1. The Medscape site run by WebMD asked for permission to repost our article 'Why This Scientist Won't Be Attending the 'Science March' from February and we said 'yes' because it is just as true now as ever. An alarming chunk of the public trusts science less and less because they believe it has been taken over by political activists. And the Science March is just such an event.

While lots of mainstream organizations have signed on, they are simply doing it for public relations. They know, just like we all know, that this march represents a political party protesting against a sitting president despite the fact his science and health picks have been quite good. We're too honest to rubber stamp something like this, especially when they declare, as they did a few days ago, that terrorists are just a marginalized community and science is responsible.

Hold your noses and attend if you must, science corporations, but don't pretend it is helping promote scientific thinking. It is instead simply politicization of science.

2. Our Medical Director Dr. Jamie Wells attended a Congressional Luncheon hosted by the Center for Excellence in Education (CEE), which supports science, technology, engineering and mathematics (STEM) education.

The event included the presentation of the Senator Joseph I. Lieberman award for Outstanding Achievement in Science by the Senator.

Attendees were bipartisan, including Senator Ted Cruz, who spoke of his passion for STEM issues, and how his mother calculated orbits for Sputnik after getting a degree in mathematics from Rice.

And his father was a chemical engineer and computer programmer. Activists will insist that if a politician is not in the same party as them, they must be against science. But that is the usual politicization of science, not reality.

3. In news of the weird. One of the pop-up tent sites created by the anti-science community (Organic Consumers Association alone props up over 300 of these, including US Right To Know, etc.), apparently called NewsTarget.com, goes on a weird rant defending the bogus Natural News site, Food Babe, etc. by noting that *gasp* like every other non-profit we will take a donation from a corporation if they send it.

In conspiracy fantasy camp, this means you must be bought off (except the sites propped up by corporations that donate to Sourcewatch, Mother Jones, US Right To Know, etc.). They use the fact that a person named Skepchick - who they apparently also hate - didn't like our Science Media Credibility Chart that got worldwide attention, and that therefore the pro-science community is turning on each other like wounded jackals.

Who hasn't always said that the pro-science side lacks the echo chamber and conspiracy aspects of the various anti- groups? That's actually proof there is no conspiracy run by corporations. Right? If you agree, don't click the link above, your IQ will probably drop.

4. In USA Today, ACSH Fellow Dr. Alex Berezow and I wrote about the challenges Dr. Scott Gottlieb will face at FDA, and why he is an excellent choice to meet those challenges. 

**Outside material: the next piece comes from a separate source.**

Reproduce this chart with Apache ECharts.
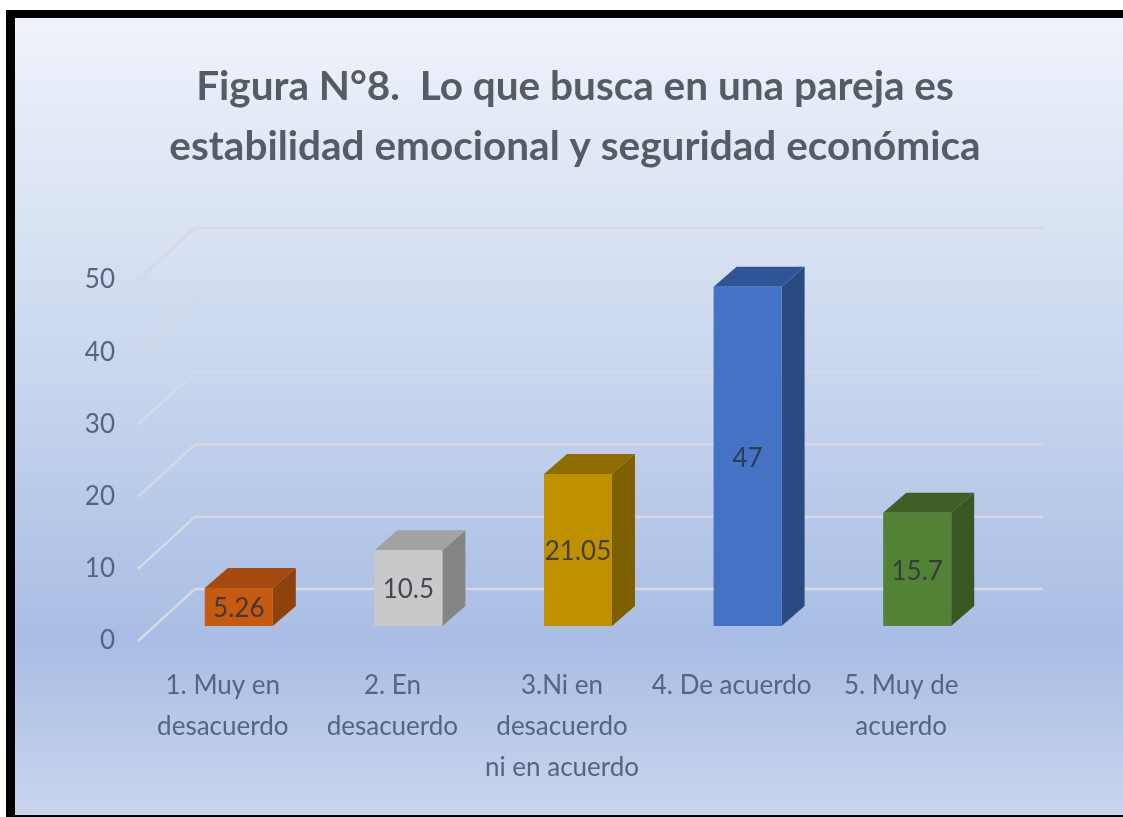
<!DOCTYPE html>
<html>
<head>
<meta charset="utf-8">
<title>Figura N°8</title>
<script src="https://cdn.jsdelivr.net/npm/echarts@6/dist/echarts.min.js"></script>
<style>
  html, body { margin: 0; padding: 0; background: #fff; }
  #chart { width: 1123px; height: 817px; }
</style>
</head>
<body>
<div id="chart"></div>
<script>
var titleText = 'Figura N°8.  Lo que busca en una pareja es\nestabilidad emocional y seguridad económica';
var categories = ['1. Muy en\ndesacuerdo', '2. En\ndesacuerdo', '3.Ni en\ndesacuerdo\nni en acuerdo', '4. De acuerdo', '5. Muy de\nacuerdo'];
var values = [5.26, 10.5, 21.05, 47, 15.7];
var yTicks = [0, 10, 20, 30, 40, 50];

// front, top, side of each bar
var barFront = ['#c55a11', '#c9c9c9', '#bf9000', '#4472c4', '#548235'];
var barTop = ['#a34a0e', '#a3a3a3', '#8f6c00', '#2f5597', '#3f6128'];
var barSide = ['#8f420c', '#858585', '#7f6000', '#2a4a82', '#385723'];

var textColor = '#566480';
var fontName = 'Lato, "Open Sans", sans-serif';

// fake 3D: wall depth and where the bars sit inside it
var wallDx = 57, wallDy = 52;
var barShiftX = 16, barShiftY = 15;
var barDx = 23, barDy = 20, barWidth = 68;

function renderWall(params, api) {
  var area = params.coordSys;
  var p = api.coord([0, api.value(1)]);
  var x0 = area.x;
  return {
    type: 'polyline',
    silent: true,
    shape: {
      points: [[x0, p[1]], [x0 + wallDx, p[1] - wallDy], [x0 + area.width + wallDx, p[1] - wallDy]]
    },
    style: { fill: 'none', stroke: '#d5d9e4', lineWidth: 2.5 }
  };
}

function renderBar(params, api) {
  var i = api.value(0);
  var v = api.value(1);
  var base = api.coord([i, 0]);
  var top = api.coord([i, v]);
  var left = base[0] + barShiftX - barWidth / 2;
  var right = left + barWidth;
  var yb = base[1] - barShiftY;
  var yt = top[1] - barShiftY;
  return {
    type: 'group',
    children: [
      {
        type: 'polygon',
        shape: { points: [[right, yt], [right + barDx, yt - barDy], [right + barDx, yb - barDy], [right, yb]] },
        style: { fill: barSide[i] }
      },
      {
        type: 'polygon',
        shape: { points: [[left, yt], [left + barDx, yt - barDy], [right + barDx, yt - barDy], [right, yt]] },
        style: { fill: barTop[i] }
      },
      {
        type: 'rect',
        shape: { x: left, y: yt, width: barWidth, height: yb - yt },
        style: { fill: barFront[i] }
      },
      {
        type: 'text',
        style: {
          text: String(v),
          x: left + barWidth / 2,
          y: (yt + yb) / 2 + 2,
          align: 'center',
          verticalAlign: 'middle',
          fill: 'rgba(45,50,60,0.85)',
          font: '26px ' + fontName
        }
      }
    ]
  };
}

var myChart = echarts.init(document.getElementById('chart'), null, { renderer: 'canvas' });
var option = {
  animation: false,
  backgroundColor: '#ffffff',
  graphic: [
    {
      // black frame, open on the right
      type: 'rect', z: -10,
      shape: { x: 6, y: 10, width: 1117, height: 807 },
      style: { fill: '#000000' }
    },
    {
      type: 'rect', z: -9,
      shape: { x: 15, y: 18, width: 1108, height: 797 },
      style: {
        fill: new echarts.graphic.LinearGradient(0, 0, 0, 1, [
          { offset: 0, color: '#eff3fa' },
          { offset: 0.25, color: '#dae3f3' },
          { offset: 0.5, color: '#c3d2ec' },
          { offset: 0.78, color: '#a9bde4' },
          { offset: 1, color: '#c8d5ec' }
        ])
      }
    }
  ],
  title: {
    text: titleText,
    left: 570,
    top: 52,
    textAlign: 'center',
    textStyle: {
      fontFamily: fontName,
      fontWeight: 'bold',
      fontSize: 40.5,
      lineHeight: 60,
      color: '#565b64'
    }
  },
  grid: { left: 138, right: 137, top: 280, bottom: 176 },
  xAxis: {
    type: 'category',
    data: categories,
    axisLine: { show: false },
    axisTick: { show: false },
    axisLabel: {
      interval: 0,
      margin: 24,
      color: textColor,
      fontFamily: fontName,
      fontSize: 26,
      lineHeight: 41
    }
  },
  yAxis: {
    type: 'value',
    min: 0,
    max: 50,
    interval: 10,
    axisLine: { show: false },
    axisTick: { show: false },
    splitLine: { show: false },
    axisLabel: {
      margin: 23,
      color: textColor,
      fontFamily: fontName,
      fontSize: 26
    }
  },
  series: [
    {
      name: 'ejes',
      type: 'custom',
      z: 1,
      clip: false,
      silent: true,
      renderItem: renderWall,
      encode: { x: 0, y: 1 },
      data: yTicks.map(function (t) { return [0, t]; })
    },
    {
      name: 'valores',
      type: 'custom',
      z: 2,
      clip: false,
      renderItem: renderBar,
      encode: { x: 0, y: 1 },
      data: values.map(function (v, i) { return [i, v]; })
    }
  ]
};
myChart.setOption(option);
</script>
</body>
</html>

5. Fox 5's Ernie Anastos had Dr. David Samadi and Dr. Jamie Wells answer your medical related questions in his new "Doctors on Call" segment.

 

Other links:

Cape Gazette, linking to our work debunking miracle diets, in this case the vegetarian kind. Eat a special diet if you must, but do it because you like it, not because you want to engage in virtue signaling about how much more ethical or knowledgeable you are.

Bustle: How the opioid crisis is crippling millennials. 

National Pain Report: How would opioid prescription guidelines read if patients wrote them? 

Global News: Woman dies after taking turmeric IV to treat eczema. What happened? Unqualified charlatans called naturopaths, that's what happened.